Labour is spreading the biggest lie in British politics

Labour is spreading the biggest lie in British politics

Stop me if you’ve heard this one before: the Labour Party wins office and immediately sets about preparing the ground for higher taxes. If it sounds familiar, it should: no Labour chancellor since 1970 has left office with the country facing a lower tax burden than when they started.

Rachel Reeves appears to be in no mood to buck this trend. Over the course of the election campaign, the new chancellor and her party slowly shifted from denying any “additional” tax rises would be needed beyond those in its manifesto, to a woolier pledge about avoiding taxes on “working people”. By the time polling day came around, party figures were making dark noises about what might happen if Reeves were to “open the books and discover the situation is even worse” than suspected.

Now safely ensconced in the Treasury, Reeves is picking up where the campaign left off. In her first speech as chancellor, earlier this week she claimed to have inherited the “worst set of circumstances since the Second World War”, and warned that she had ordered “Treasury officials to provide an assessment of the state of our spending inheritance so that I can understand the scale of the challenge”.

This is obviously nonsense. As Institute for Fiscal Studies director Paul Johnson pointed out last month, the Government’s books are “wide open, fully transparent”. Everyone – you, me, and most certainly the bond markets – can see exactly what’s going on at any given point in time. It would be a very brave lender who chose to fund the UK’s debt if this weren’t the case.

Equally nonsensical is the idea that this is the worst economic inheritance in 79 years and counting of British economic history. You don’t have to look back to the Second World War to find a more challenging set of circumstances for an incoming government. You don’t even have to look back to the last millennium.

The deficit today stands at around 4.5pc of GDP. In 2010, the coalition government took over a country running a deficit more than twice that ratio at a whopping 10.3pc. It took years of work to bring it back down under control.

In contrast, the deficit inherited by Labour is already due to fall substantially. By 2028-29, the Office for Budget Responsibility estimates that it will be around 1.2pc of GDP. Some of this fall is based on spending assumptions that are, charitably, challenging to meet.

But a good 1.5 percentage points is due to come from increases in revenue and falls in interest rates that are, in the absence of any further bad news, pretty much baked in. Many of the hard decisions in terms of tax rises and frozen thresholds have already been taken.

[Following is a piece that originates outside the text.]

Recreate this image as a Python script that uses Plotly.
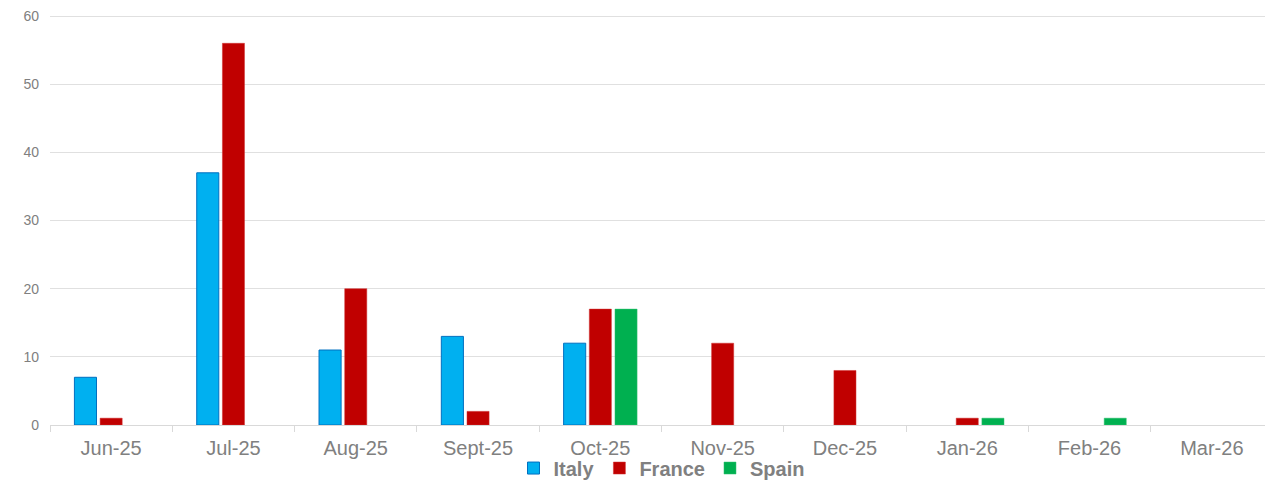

It’s true that the debt burden is larger than it was in 2010, standing at a little under 100pc of GDP. But it’s worth remembering that a good deal of this rise was the result of pandemic measures enthusiastically supported by the Labour Party, which called for extensions to the furlough scheme and bigger pay rises for NHS “heroes”.

It is also true that the Labour Party had itself overseen a rise in debt to 65pc of GDP in 2010 from a starting point of 38pc, without the excuse of having put the economy into deep freeze for a year.

If Reeves wants someone to blame for Britain’s precarious fiscal state, Gordon Brown would be a better target than Rishi Sunak.

As for interest rates, yes Labour will be paying out a higher rate on government debt than the Conservatives were in 2010. But what matters for the sustainability of government debt is the difference between this interest rate and the growth rate of the economy. And just as inflation has led to higher interest rates, it has also pumped up nominal GDP growth. Once this is taken into account, the difference between the two scenarios is substantially reduced.

All this is to say that the Labour Party is not facing a uniquely poor inheritance. It is facing some difficult decisions, with some of the spadework already done for it. Nor is it facing an unexpected set of spending pressures. Instead, it is simply trying to wriggle out of the tax promises it made to win the election because it knows it can’t keep them.

Even with the best will in the world, the party’s grand plans to improve public services will require money as well as reforms. Money, however, is scarce. Over the next half century, an older population means spending on health, social care, and the state pension are set to eat up another 10pc of GDP, while Labour’s plans for energy and defence are likely to require substantial spending increases of their own.

Putting it all on the credit card isn’t an option. Our toxic combination of demography and state generosity led the OBR to comment that our fiscal trajectory is “unsustainable” in 2011, 2012, 2013, 2014, 2015 – the 2016 report was cancelled – 2017, 2018, 2019, 2020 – 2021’s publication focused, understandably, on the pandemic – 2022, and 2023. The 2024 report was delayed by the election, but I think I can just about guess about what it will say, too.

Reeves knows that abandoning the party’s fiscal rules – or trying to get too clever with definitions of “investment” – would spook the markets into a catastrophic backlash.

Going through with the cuts pencilled in to public services in the last Budget, meanwhile, is unthinkable for the party of state expansion. And while a burst of economic growth would do a great deal to resolve our problems, Liz Truss is an ever-present warning to those who spend the fruits of such expansions before setting out how they are to be achieved.

This leaves the party with only one palatable choice: break its promise, raise taxes, and try to pin the blame on the Tories.